- [WHAT TO WORK ON]: Leaving out every picture, copy the lines of the data exactly, from the first through the line containing "colors_2025 = ['#B083B5', '#E58B87', '#5BB5B5', '#FFBE95']".

Start of DATA LINES

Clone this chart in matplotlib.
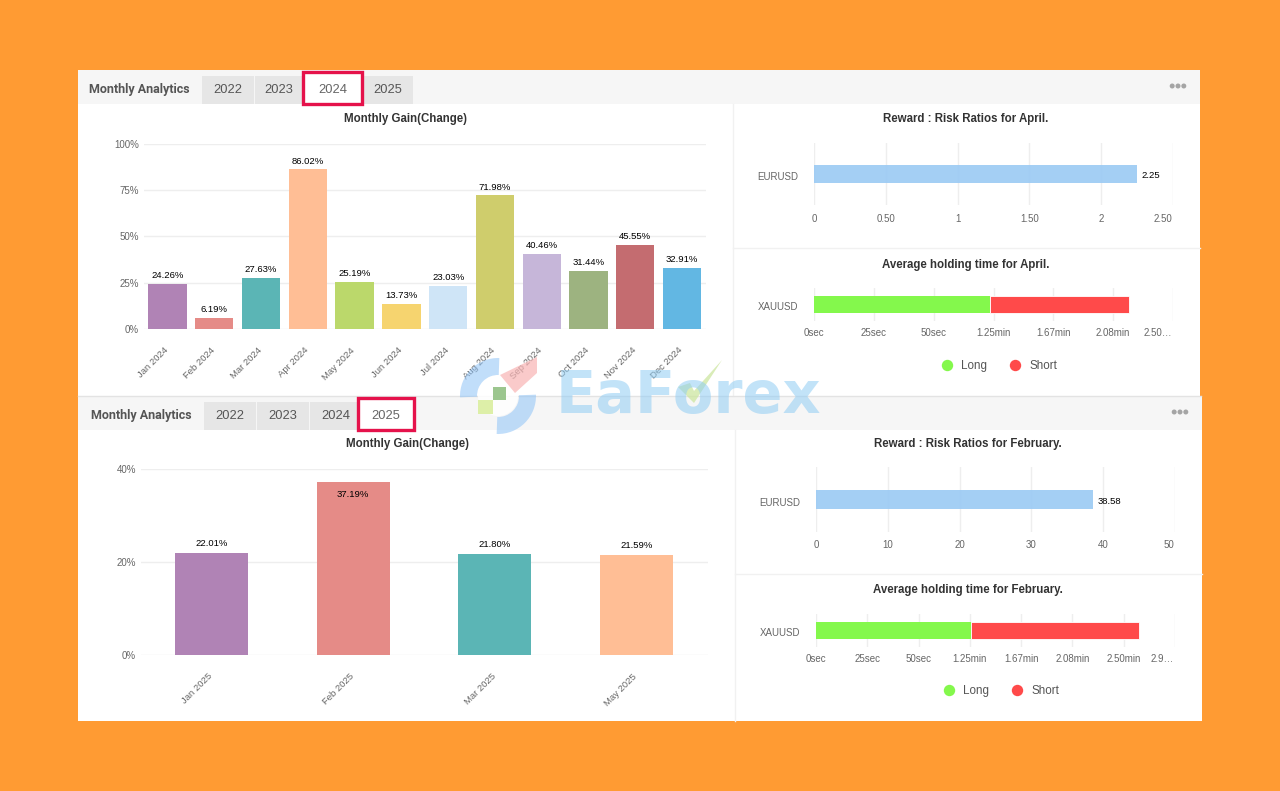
import matplotlib
matplotlib.use('Agg')
import matplotlib.pyplot as plt
from matplotlib.patches import Rectangle, Polygon, Wedge, Circle
from matplotlib.transforms import ScaledTranslation

plt.rcParams['font.family'] = ['Liberation Sans', 'DejaVu Sans']

months_2024 = ['Jan 2024', 'Feb 2024', 'Mar 2024', 'Apr 2024', 'May 2024', 'Jun 2024',
               'Jul 2024', 'Aug 2024', 'Sep 2024', 'Oct 2024', 'Nov 2024', 'Dec 2024']
gain_2024 = [24.26, 6.19, 27.63, 86.02, 25.19, 13.73, 23.03, 71.98, 40.46, 31.44, 45.55, 32.91]
months_2025 = ['Jan 2025', 'Feb 2025', 'Mar 2025', 'May 2025']
gain_2025 = [22.01, 37.19, 21.80, 21.59]
bar_colors = ['#B083B5', '#E58B87', '#5BB5B5', '#FFBE95', '#BBD86B', '#F6D46F',
              '#CFE5F7', '#CFCD6C', '#C6B6D9', '#9DB380', '#C46C70', '#62B7E3']
colors_2025 = ['#B083B5', '#E58B87', '#5BB5B5', '#FFBE95']

rr_apr = 2.25
rr_feb = 38.58
hold_apr = [73.4, 58.2]
hold_feb = [75.4, 81.9]
time_ticks_apr = ['0sec', '25sec', '50sec', '1.25min', '1.67min', '2.08min', '2.50…']
time_ticks_feb = ['0sec', '25sec', '50sec', '1.25min', '1.67min', '2.08min', '2.50min', '2.9…']
years = ['2022', '2023', '2024', '2025']

W, H = 1280, 791
GRID = '#EEEEEE'
TICK = '#666666'
fig = plt.figure(figsize=(W / 100, H / 100), dpi=100, facecolor='#FF9B33')


def px_axes(x0, y0, x1, y1):
    # axes placed by picture pixels, y counted from the top
    ax = fig.add_axes([x0 / W, 1 - y1 / H, (x1 - x0) / W, (y1 - y0) / H])
    ax.patch.set_alpha(0)
    for s in ax.spines.values():
        s.set_visible(False)
    return ax


def shift(label, dx=0, dy=0):
    label.set_transform(label.get_transform() + ScaledTranslation(dx / 100, dy / 100, fig.dpi_scale_trans))


bg = px_axes(0, 0, W, H)
bg.set_xlim(0, W)
bg.set_ylim(H, 0)
bg.axis('off')


def panel(dx, top, bottom, right, active, edges):
    bg.add_patch(Rectangle((78, top), right - 78, bottom - top, fc='white', ec='none'))
    bg.add_patch(Rectangle((78, top), right - 78, 34, fc='#F6F6F6', ec='none'))
    bg.plot([733 + dx, 733 + dx], [top + 34, bottom], color='#F1F1F1', lw=1)
    bg.plot([733 + dx, right], [top + 178, top + 178], color='#F1F1F1', lw=1)
    bg.text(89 + dx, top + 20, 'Monthly Analytics', fontsize=9, fontweight='bold', color='#555555',
            va='center', family='Roboto')
    for i, (a, b) in enumerate(edges):
        if i != active:
            bg.add_patch(Rectangle((a, top + 6), b - a, 28, fc='#E6E6E6', ec='none'))
    for i, (yr, (a, b)) in enumerate(zip(years, edges)):
        if i == active:
            # active tab sits in a red frame
            bg.add_patch(Rectangle((a, top + 1.5), b - a, 32, fc='white', ec='#E5124B', lw=2.4, zorder=5))
            bg.text((a + b) / 2, top + 20, yr, fontsize=9.3, color='#666666', ha='center', va='center', zorder=6)
        else:
            bg.text((a + b) / 2, top + 20, yr, fontsize=9.3, color='#555555', ha='center', va='center')
    for k in [-5.8, 0, 5.8]:
        bg.add_patch(Circle((1178 + dx + k, top + 16), 2.5, fc='#A5A5A5', ec='none'))


panel(0, 70, 396, 1200, 2, [(202, 254), (255, 303), (303, 362), (363, 413)])
panel(2, 396, 721, 1202, 3, [(204, 256), (257, 309), (310, 361), (358, 414)])
bg.plot([78, 1201], [395.5, 395.5], color='#E3E3E3', lw=1)


def gain_chart(x0, x1, y0, y1, ymax, step, labels, values, colors, width, title_x, title_y, above, inside=None):
    ax = px_axes(x0, y0, x1, y1)
    ax.bar(range(len(values)), values, width=width, color=colors, zorder=2)
    ax.set_xlim(-0.5, len(values) - 0.5)
    ax.set_ylim(0, ymax)
    ax.set_yticks(range(0, ymax + 1, step))
    ax.set_yticklabels(['%d%%' % v for v in range(0, ymax + 1, step)], fontsize=7, color=TICK)
    ax.set_xticks(range(len(values)))
    ax.set_xticklabels(labels, fontsize=6.8, color=TICK, rotation=45, ha='right', rotation_mode='anchor')
    ax.tick_params(axis='both', length=0)
    ax.tick_params(axis='x', pad=12)
    ax.tick_params(axis='y', pad=3.5)
    ax.grid(axis='y', color=GRID, lw=1, zorder=0)
    ax.set_axisbelow(True)
    for lab in ax.get_xticklabels():
        shift(lab, dx=-4)
    for i, v in enumerate(values):
        off = -9 if i == inside else above
        ax.annotate('%.2f%%' % v, (i, v), xytext=(0, off), textcoords='offset points',
                    ha='center', va='center', fontsize=6.8, color='black', zorder=4)
    bg.text(title_x, title_y, 'Monthly Gain(Change)', fontsize=8.3, fontweight='bold',
            color='#333333', ha='center', va='center')
    return ax


gain_chart(144, 705.5, 143.5, 329, 100, 25, months_2024, gain_2024, bar_colors, 0.82, 405, 119, 6)
gain_chart(140.7, 707.5, 469, 655, 40, 20, months_2025, gain_2025, colors_2025, 0.515, 407, 444, 6.8, inside=1)


def hbar_setup(ax, xmax, ticks, labels, name, pad):
    ax.set_xlim(0, xmax)
    ax.set_ylim(-0.5, 0.5)
    ax.set_yticks([0])
    ax.set_yticklabels([name], fontsize=7, color=TICK)
    ax.set_xticks(ticks)
    ax.set_xticklabels(labels, fontsize=7, color=TICK)
    ax.tick_params(axis='both', length=0)
    ax.tick_params(axis='y', pad=11.5)
    ax.tick_params(axis='x', pad=pad)
    ax.grid(axis='x', color=GRID, lw=1, zorder=0)
    ax.set_axisbelow(True)
    last = ax.get_xticklabels()[-1]
    last.set_ha('right')
    shift(last, dx=-1)
    shift(ax.get_yticklabels()[0], dy=-2)


def ratio_chart(x0, x1, y0, y1, value, xmax, ticks, labels, title, title_y, pad):
    ax = px_axes(x0, y0, x1, y1)
    ax.barh([0], [value], height=0.29, color='#9CCBF4', alpha=0.92, zorder=2)
    hbar_setup(ax, xmax, ticks, labels, 'EURUSD', pad)
    ax.annotate('%.2f' % value, (value, 0), xytext=(3.5, -1.4), textcoords='offset points',
                ha='left', va='center', fontsize=6.8, color='black')
    bg.text(x0 + 151.5, title_y, title, fontsize=8.3, fontweight='bold', color='#333333',
            ha='center', va='center')


def hold_chart(x0, x1, y0, y1, hold, xmax, labels, title, title_y, legend_y):
    ax = px_axes(x0, y0, x1, y1)
    ax.barh([0], [hold[0]], height=0.5, color='#84F84C', zorder=2)
    ax.barh([0], [hold[1]], left=[hold[0]], height=0.5, color='#FF4A4A', ec='white', lw=0.6, zorder=2)
    hbar_setup(ax, xmax, [25 * i for i in range(len(labels))], labels, 'XAUUSD', 5)
    dx = x0 - 814
    bg.text(x0 + 151.5, title_y, title, fontsize=8.3, fontweight='bold', color='#333333',
            ha='center', va='center')
    bg.plot([947 + dx], [legend_y], 'o', ms=8.2, color='#84F84C', mec='none')
    bg.plot([1015 + dx], [legend_y], 'o', ms=8.2, color='#FF4A4A', mec='none')
    bg.text(961 + dx, legend_y + 1, 'Long', fontsize=8.4, color='#555555', va='center')
    bg.text(1029 + dx, legend_y + 1, 'Short', fontsize=8.4, color='#555555', va='center')


ratio_chart(814, 1173, 143, 205, rr_apr, 2.5, [0, 0.5, 1, 1.5, 2, 2.5],
            ['0', '0.50', '1', '1.50', '2', '2.50'], 'Reward : Risk Ratios for April.', 119, 6.5)
hold_chart(814, 1173, 288, 321, hold_apr, 150, time_ticks_apr, 'Average holding time for April.', 265, 365)
ratio_chart(816, 1175, 467, 532, rr_feb, 50, [0, 10, 20, 30, 40, 50],
            ['0', '10', '20', '30', '40', '50'], 'Reward : Risk Ratios for February.', 444, 5.8)
hold_chart(816, 1175, 614, 647, hold_feb, 175, time_ticks_feb, 'Average holding time for February.', 590, 690)

# watermark over everything
wm = px_axes(0, 0, W, H)
wm.set_xlim(0, W)
wm.set_ylim(H, 0)
wm.axis('off')
wm.add_patch(Circle((498, 396), 20, fc='white', ec='none', alpha=0.85))
wm.add_patch(Wedge((498, 396), 38, 178, 272, width=17, fc='#8FC3F7', ec='none', alpha=0.55))
wm.add_patch(Wedge((498, 396), 38, -2, 92, width=17, fc='#8FC3F7', ec='none', alpha=0.55))
wm.add_patch(Polygon([(500, 375), (537, 357), (537, 373), (515, 393)], fc='#F8B4B4', ec='none', alpha=0.7))
wm.add_patch(Rectangle((493, 387), 13, 13, fc='#9CC68F', ec='none'))
wm.add_patch(Rectangle((478, 400), 15, 14, fc='#DDEFA8', ec='none'))
wm.text(556, 397, 'EaForex', fontsize=42.5, fontweight='bold', family='DejaVu Sans', color='#90CDF4',
        alpha=0.55, va='center', ha='left')
wm.add_patch(Polygon([(678, 387), (690, 383), (694, 391), (722, 360), (694, 403)], fc='#CDE6A0', ec='none', alpha=0.75))

fig.savefig('out.png', dpi=100, facecolor=fig.get_facecolor())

End of DATA LINES

- [RESPONSE TO THE TASK]:
Clone this chart in matplotlib.
import matplotlib
matplotlib.use('Agg')
import matplotlib.pyplot as plt
from matplotlib.patches import Rectangle, Polygon, Wedge, Circle
from matplotlib.transforms import ScaledTranslation

plt.rcParams['font.family'] = ['Liberation Sans', 'DejaVu Sans']

months_2024 = ['Jan 2024', 'Feb 2024', 'Mar 2024', 'Apr 2024', 'May 2024', 'Jun 2024',
               'Jul 2024', 'Aug 2024', 'Sep 2024', 'Oct 2024', 'Nov 2024', 'Dec 2024']
gain_2024 = [24.26, 6.19, 27.63, 86.02, 25.19, 13.73, 23.03, 71.98, 40.46, 31.44, 45.55, 32.91]
months_2025 = ['Jan 2025', 'Feb 2025', 'Mar 2025', 'May 2025']
gain_2025 = [22.01, 37.19, 21.80, 21.59]
bar_colors = ['#B083B5', '#E58B87', '#5BB5B5', '#FFBE95', '#BBD86B', '#F6D46F',
              '#CFE5F7', '#CFCD6C', '#C6B6D9', '#9DB380', '#C46C70', '#62B7E3']
colors_2025 = ['#B083B5', '#E58B87', '#5BB5B5', '#FFBE95']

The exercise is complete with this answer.